Nick De Luca
- Born: Nicholas John De Luca 1 February 1984 (age 41) Dumfries, Scotland
- Height: 183 cm (6 ft 0 in)
- Weight: 93 kg (14 st 9 lb; 205 lb)
- School: Lockerbie Academy
- University: University of Edinburgh

Rugby union career
- Position: Centre

Senior career
- Years: Team / Apps / (Points)
- 2005–2006: Edinburgh / 5 / (0)
- 2006–2007: Border Reivers / 23 / (15)
- 2007–2014: Edinburgh / 123 / (75)
- 2014–2016: Biarritz / 44 / (15)
- 2016–: Wasps / 1 / (0)
- Correct as of 19 June 2015

International career
- Years: Team / Apps / (Points)
- 2008–14: Scotland / 43 / (5)
- Correct as of 29 June 2014

= Nick De Luca =

Scotland international rugby union player

Nick De Luca (born 1 February 1984) is a Scottish former professional rugby union player who played as a centre.

==Early years==
De Luca was born in Dumfries and grew up in Lockerbie.

==Club rugby==
De Luca's position of choice is as a Centre. He can also operate at Full back and Wing. In his early career he caught the eye with his notable 'outside breaks', opening up defences and creating chances. His creative play has been noted for deceptive strength, slick handling and quick foot work.

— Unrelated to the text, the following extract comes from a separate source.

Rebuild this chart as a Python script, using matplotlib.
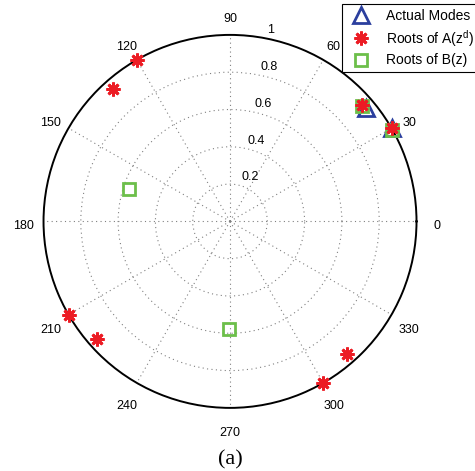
import matplotlib.pyplot as plt
import numpy as np

plt.rcParams['font.family'] = ['Liberation Sans', 'DejaVu Sans']
plt.rcParams['mathtext.fontset'] = 'custom'
plt.rcParams['mathtext.rm'] = 'Liberation Sans'

# pole locations: angle in degrees, radius (magnitude)
modes_deg = [40.0, 30.0]
modes_r = [0.95, 1.0]

roots_a_deg = [30.0, 41.5, 120.0, 131.5, 210.0, 221.5, 300.0, 311.5]
roots_a_r = [1.0, 0.945, 1.0, 0.945, 1.0, 0.95, 1.0, 0.95]

roots_b_deg = [41.2, 29.4, 162.0, 269.4]
roots_b_r = [0.94, 1.0, 0.57, 0.575]

ring_vals = [0.2, 0.4, 0.6, 0.8, 1.0]
ring_labels = ['0.2', '0.4', '0.6', '0.8', '1']
spoke_deg = np.arange(0, 360, 30)

fig = plt.figure(figsize=(4.75, 4.71), dpi=100)
ax = fig.add_axes([0.0916, 0.1340, 0.7853, 0.7919], projection='polar')
ax.set_ylim(0, 1)
ax.set_thetagrids(spoke_deg, [''] * len(spoke_deg))
ax.set_rgrids(ring_vals[:-1], [''] * (len(ring_vals) - 1))
ax.grid(True, color='#808080', linestyle=(0, (1, 3)), linewidth=0.8)
ax.spines['polar'].set_color('black')
ax.spines['polar'].set_linewidth(1.4)

# angle labels around the outside
for d in spoke_deg:
    ax.annotate(str(d), xy=(np.deg2rad(d), 1.11), xytext=(0, -3.5),
                textcoords='offset points', ha='center', va='center',
                fontsize=9, annotation_clip=False)

# radius labels along the 80 degree line
for r, lab in zip(ring_vals, ring_labels):
    ax.annotate(lab, xy=(np.deg2rad(80), r), xytext=(3.5, 1),
                textcoords='offset points', ha='left', va='bottom',
                fontsize=9, annotation_clip=False)

ax.plot(np.deg2rad(modes_deg), modes_r, linestyle='none', marker='^',
        markersize=11, markerfacecolor='none', markeredgecolor='#2b3f9e',
        markeredgewidth=2, label='Actual Modes', zorder=3, clip_on=False)
ax.plot(np.deg2rad(roots_a_deg), roots_a_r, linestyle='none', marker=(8, 2, 0),
        markersize=10, markeredgecolor='#ec1c24', markerfacecolor='#ec1c24',
        markeredgewidth=2, label='Roots of A(z$^\\mathrm{d}$)', zorder=5,
        clip_on=False)
ax.plot(np.deg2rad(roots_b_deg), roots_b_r, linestyle='none', marker='s',
        markersize=8, markerfacecolor='none', markeredgecolor='#6cbf4a',
        markeredgewidth=2, label='Roots of B(z)', zorder=4, clip_on=False)

leg = fig.legend(loc='upper left', bbox_to_anchor=(342 / 475, 1 - 4 / 471),
                 borderaxespad=0, fancybox=False, framealpha=1,
                 edgecolor='black', fontsize=10, handlelength=2.0,
                 handletextpad=0.8, labelspacing=0.35, borderpad=0.35)
leg.get_frame().set_linewidth(0.8)

# panel tag under the plot
fig.text(230 / 475, 1 - 460 / 471, '(a)', ha='center', va='center',
         fontsize=16, family=['Liberation Serif', 'DejaVu Serif'])

fig.savefig('out.png', dpi=100)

At club level De Luca began as an apprentice with Edinburgh in 2005 before joining Border Reivers for the 2006–07 season. Following the region's dissolution in 2007 he returned to Edinburgh. De Luca's debut season was marked by memorable try against Toulouse in the Heineken Cup where he stood up the famed Yannick Jauzion to touch down, and he also contributed a spellbinding effort during the dramatic win at Ospreys later on that year. He was named in the Pro12 Dream team at the end of the 2007–08 season.

==International==

De Luca was a member of the Scotland A squads for the 2006 and 2007 Churchill Cup tournaments in Canada and England respectively. A former Scotland Sevens internationalist, De Luca is the joint all-time leading try scorer for the Scotland under-21 team. He shares this honour with Ben Cairns.

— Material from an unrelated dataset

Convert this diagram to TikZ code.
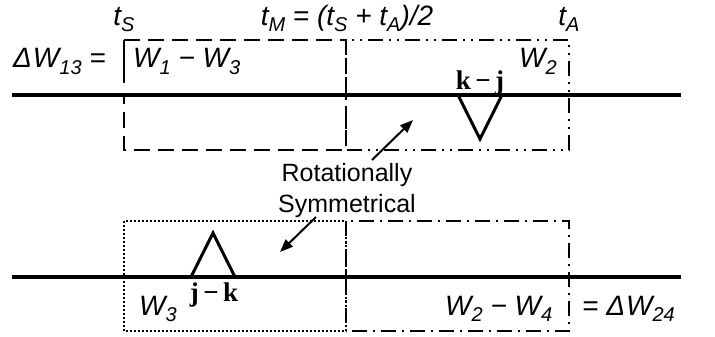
\documentclass[tikz,border=0pt]{standalone}
\usepackage{fontspec}
\setmainfont{Liberation Sans}
\newfontfamily\serifbold{Liberation Serif}
\usetikzlibrary{arrows.meta}
\newcommand{\mn}{\char"2212}
\newcommand{\lowsub}[1]{\raisebox{-6pt}{\fontsize{20}{20}\selectfont #1}}
\tikzset{
  lbl/.style={inner sep=0pt, font=\fontsize{28}{32}\selectfont\itshape},
  bl/.style={inner sep=0pt, font=\fontsize{27}{30}\selectfont\serifbold\bfseries},
  axis/.style={line width=3.5pt},
  tri/.style={line width=3pt, line join=miter},
  boxA/.style={line width=2pt, dash pattern=on 16pt off 8pt},
  boxB/.style={line width=2pt, dash pattern=on 15pt off 6pt on 2pt off 6pt on 2pt off 6pt},
  boxC/.style={line width=2pt, dash pattern=on 2pt off 2pt},
  boxD/.style={line width=2pt, dash pattern=on 15pt off 6pt on 2pt off 6pt},
  arr/.style={line width=2pt, -{Triangle[length=13pt,width=10pt]}},
  note/.style={inner sep=0pt, align=center, font=\fontsize{25}{31}\selectfont}
}
\begin{document}
\begin{tikzpicture}[x=1pt,y=-1pt]
\useasboundingbox (0,0) rectangle (715,337);
% axes
\coordinate (a1l) at (12,95);  \coordinate (a1r) at (681,95);
\coordinate (a2l) at (12,277); \coordinate (a2r) at (681,277);
\draw[axis] (a1l) -- (a1r);
\draw[axis] (a2l) -- (a2r);
% upper boxes
\draw[line width=2pt] (124,83) -- (124,40);
\draw[boxA] (124,40) -- (346,40) -- (346,150) -- (124,150) -- (124,97);
\draw[boxB] (346,40) rectangle (569,150);
% lower boxes
\draw[boxC] (124,221) rectangle (346,331);
\draw[boxD] (346,221) rectangle (569,331);
% triangles
\coordinate (v1) at (458,95); \coordinate (v2) at (480,139); \coordinate (v3) at (502,95);
\draw[tri] (v1) -- (v2) -- (v3);
\coordinate (u1) at (191,277); \coordinate (u2) at (213,233); \coordinate (u3) at (235,277);
\draw[tri] (u1) -- (u2) -- (u3);
% labels
\node[lbl, anchor=base] (ts) at (124,26) {t\lowsub{S}};
\node[lbl, anchor=base] (tm) at (347,26) {t\lowsub{M} = (t\lowsub{S} + t\lowsub{A})/2};
\node[lbl, anchor=base] (ta) at (569,26) {t\lowsub{A}};
\node[lbl, anchor=base west] (d13) at (13,68) {Δ\hspace{1pt}W\lowsub{13} =};
\node[lbl, anchor=base west] (w13) at (133,68) {W\lowsub{1} \mn\ W\lowsub{3}};
\node[lbl, anchor=base west] (w2) at (519,68) {W\lowsub{2}};
\node[bl, anchor=base] (kj) at (480,89) {k\,\mn\,j};
\node[lbl, anchor=base west] (w3) at (139,315) {W\lowsub{3}};
\node[bl, anchor=base] (jk) at (214,301) {j\,\mn\,k};
\node[lbl, anchor=base west] (w24) at (445,315) {W\lowsub{2} \mn\ W\lowsub{4}};
\node[lbl, anchor=base west] (d24) at (582,315) {= Δ\hspace{1pt}W\lowsub{24}};
\node[note] (rs) at (347,191) {Rotationally\\Symmetrical};
% arrows
\coordinate (ar1s) at (372,160); \coordinate (ar1e) at (413,120);
\coordinate (ar2s) at (316,217); \coordinate (ar2e) at (280,252);
\draw[arr] (ar1s) -- (ar1e);
\draw[arr] (ar2s) -- (ar2e);
\end{tikzpicture}
\end{document}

Having already represented Scotland at all age-grade levels as well as 'A' level, De Luca was called up to the Scotland squad for the 2008 Six Nations Championship. He made his debut for Scotland against France in the first game of the 2008 Six Nations Championship. De Luca held on to his position for the following game against Wales. He had a difficult introduction to international rugby as he struggled throughout the 2008 RBS 6 Nations as part of an under-used and ineffective Scottish backline from which he has done well to recover.

De Luca was part of the Scotland team that recorded a historic series victory in Argentina in June 2010, starting at outside centre in the first test victory in Tucuman.

His first international try was on 19 March 2011 in the 2011 Six Nations Championship match against Italy at Murrayfield, the first Scotland try at the stadium since November 2009.

De Luca started for Scotland in the 2011 Rugby World Cup games against Georgia and Argentina. He displaced Joe Ansbro who had started in the first game for Scotland against Romania. In the next game, a decider against England, De Luca joined the game as a second-half substitute for the injured Max Evans.

==Personal life==
De Luca is married to Alissa, and together they have three daughters.

Dumfries-born De Luca applauded the heroics of his local football team Queen of the South in reaching the 2008 Scottish Cup Final against the odds after recording a shock 4–3 semi-final win over Aberdeen. De Luca said: "Although I'm not a big football fan, it was really pleasing to see Queen of the South reach the Scottish Cup Final: that type of result is what sport is all about."